Restate the lines word for word, from the first line of the records through the line containing "(gem-se) at (618,442);". Leave out the pictures and anything after that line.

# # #

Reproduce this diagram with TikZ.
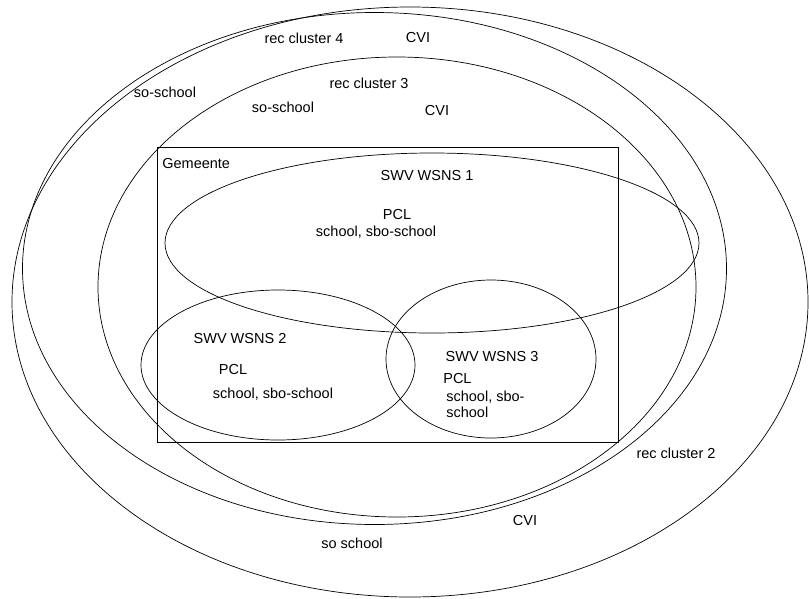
\documentclass[tikz,border=0pt]{standalone}
\usepackage{fontspec}
\setmainfont{Liberation Sans}

\begin{document}
\begin{tikzpicture}[x=1pt, y=-1pt, line width=0.7pt,
		lbl/.style={anchor=base, inner sep=0pt, font=\fontsize{14.5}{16}\selectfont},
		lblw/.style={lbl, anchor=base west}]
		\useasboundingbox (0,0) rectangle (809,598);

		\coordinate (clus2) at (410,302);
		\coordinate (clus4) at (374.5,268.5);
		\coordinate (clus3) at (397,287);

		\coordinate (gem-nw) at (157,147);
		\coordinate (gem-se) at (618,442);

		\coordinate (wsns1) at (432,243);
		\coordinate (wsns2) at (278,365);
		\coordinate (wsns3) at (491,359);

		\draw (clus2) ellipse [x radius=398, y radius=295];
		\draw (clus4) ellipse [x radius=352, y radius=256];
		\draw (clus3) ellipse [x radius=299, y radius=230];

		\draw (gem-nw) rectangle (gem-se);

		\draw (wsns1) ellipse [x radius=267, y radius=90];
		\draw (wsns2) ellipse [x radius=137, y radius=75];
		\draw (wsns3) ellipse [x radius=105, y radius=79];

		\node[lbl] (rc4) at (304,43) {rec cluster 4};
		\node[lbl] (cvi4) at (418,42) {CVI};
		\node[lbl] (so4) at (165,97) {so-school};
		\node[lbl] (rc3) at (369,88) {rec cluster 3};
		\node[lbl] (so3) at (283,112) {so-school};
		\node[lbl] (cvi3) at (437,115) {CVI};
		\node[lblw] (gem) at (162,168) {Gemeente};

		\node[lbl] (sw1) at (427,180) {SWV WSNS 1};
		\node[lbl] (pcl1) at (397,219) {PCL};
		\node[lbl] (sch1) at (376,236) {school, sbo-school};

		\node[lbl] (sw2) at (240,343) {SWV WSNS 2};
		\node[lbl] (pcl2) at (233,374) {PCL};
		\node[lbl] (sch2) at (273,398) {school, sbo-school};

		\node[lbl] (sw3) at (492,361) {SWV WSNS 3};
		\node[lblw] (pcl3) at (443,383) {PCL};
		\node[lblw] (sch3a) at (446,401) {school, sbo-};
		\node[lblw] (sch3b) at (446,417) {school};

		\node[lbl] (rc2) at (676,458) {rec cluster 2};
		\node[lbl] (cvi2) at (525,525) {CVI};
		\node[lbl] (so2) at (352,548) {so school};
	\end{tikzpicture}
\end{document}
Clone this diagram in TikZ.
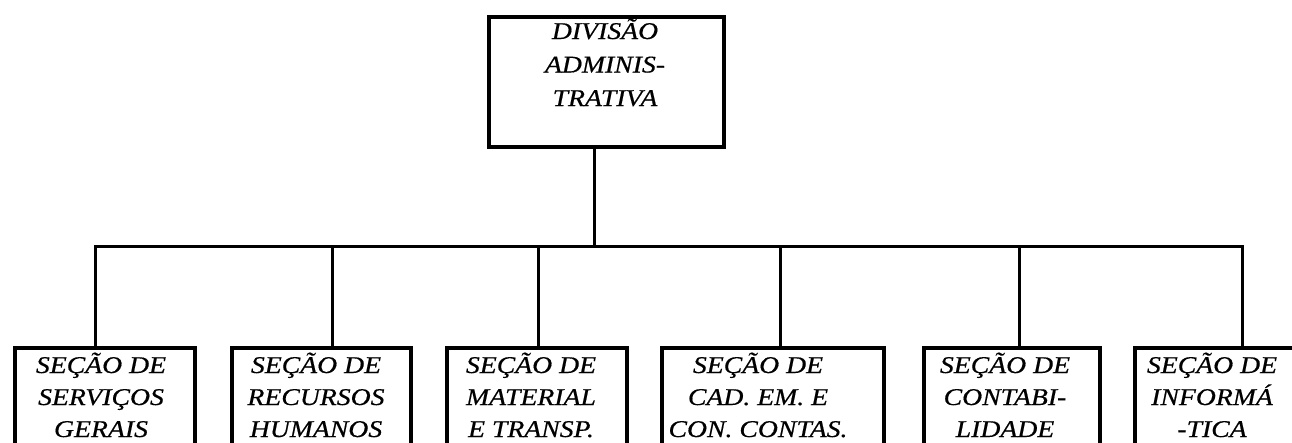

# # #

→ RESPONSE TO THE TASK:
Reproduce this diagram with TikZ.
\documentclass[tikz,border=0pt]{standalone}
\usepackage{fontspec}
\setmainfont{Liberation Sans}

\begin{document}
\begin{tikzpicture}[x=1pt, y=-1pt, line width=0.7pt,
		lbl/.style={anchor=base, inner sep=0pt, font=\fontsize{14.5}{16}\selectfont},
		lblw/.style={lbl, anchor=base west}]
		\useasboundingbox (0,0) rectangle (809,598);

		\coordinate (clus2) at (410,302);
		\coordinate (clus4) at (374.5,268.5);
		\coordinate (clus3) at (397,287);

		\coordinate (gem-nw) at (157,147);
		\coordinate (gem-se) at (618,442);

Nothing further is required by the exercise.